Il fallait choisir entre deux systèmes : le dualisme, qui partagerait l'empire entre deux nations seulement (la couronne de saint Étienne aux Magyars, le reste aux Allemands), et le fédéralisme, qui le morcèlerait en un nombre indéfini d'États. Le ministère se décida d'abord pour les fédéralistes et convoqua un Reichsrath extraordinaire où la majorité fut fédéraliste. Mais les élus des pays allemands refusèrent d'y siéger, le Reichsrath ne se trouva plus en nombre pour discuter le compromis conclu avec la Hongrie.

Ce fut l'ancien premier ministre de Saxe, Beust, entré au service de l'Autriche après la guerre de 1866, qui décida l'empereur à renoncer au fédéralisme. Le ministère Beust (fév. 1867) mit fin à la suspension en établissant le dualisme et le régime constitutionnel. Le compromis avec la Hongrie. Le fondement du régime nouveau fut le compromis (Ausgleich) de 1867. Il coupait l'Empire en deux États, strictement égaux en droits, tous deux soumis au même souverain, mais sous deux titres différents, empereur d'Autriche, roi apostolique de Hongrie, avec un même drapeau (l'aigle impérial). La monarchie prenait officiellement le titre double d'Autriche-Hongrie.

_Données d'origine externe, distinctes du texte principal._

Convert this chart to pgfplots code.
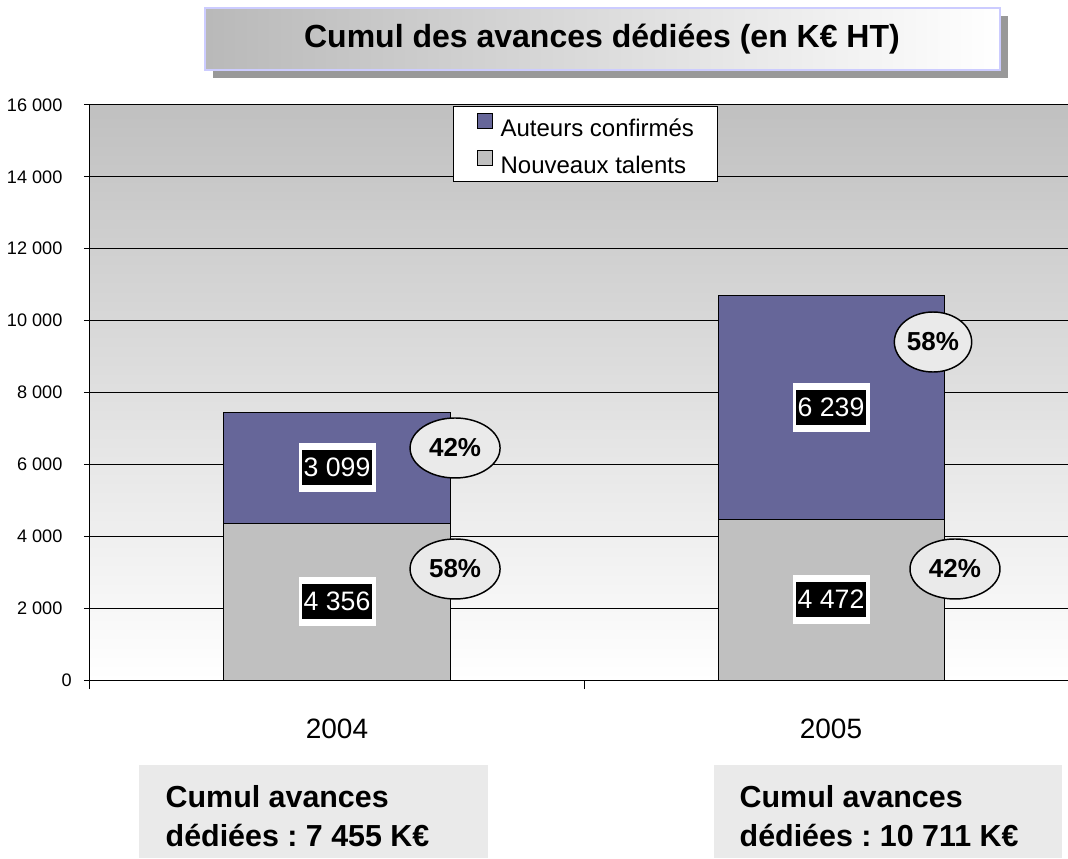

Le partage se faisait suivant la tradition historique l'État de Hongrie se composait des anciens pays de la couronne de saint Étienne1, l'État d'Autriche comprenait tous les autres (17 provinces). On désignait les deux groupes par des noms déjà anciens, Cisleithanie (l'Autriche), Transleithanie (la Hongrie), expressions géographiques exactes appliquées à la province d'Autriche et au royaume de Hongrie qui sont séparés par la rivière de Leitha, mais devenues purement conventionnelles en s'étendant à tous les pays rattachés à l'Autriche, dont plusieurs (Galicie, Bukovine) sont à l'est de la Leitha. - Chacun des deux États se composait d'une nation dominante qui donnait au gouvernement son caractère national, allemand en Cisleithanie, magyar en Transleithanie, et de plusieurs petits peuples, la plupart slaves, moins fortement organisés et moins civilisés. On raconte que Beust avait dit au ministre hongrois : « Gardez vos hordes, nous garderons les nôtres ».

1. Hongrie, Croatie, Slavonie, Transylvanie, Serbie, Confins militaires.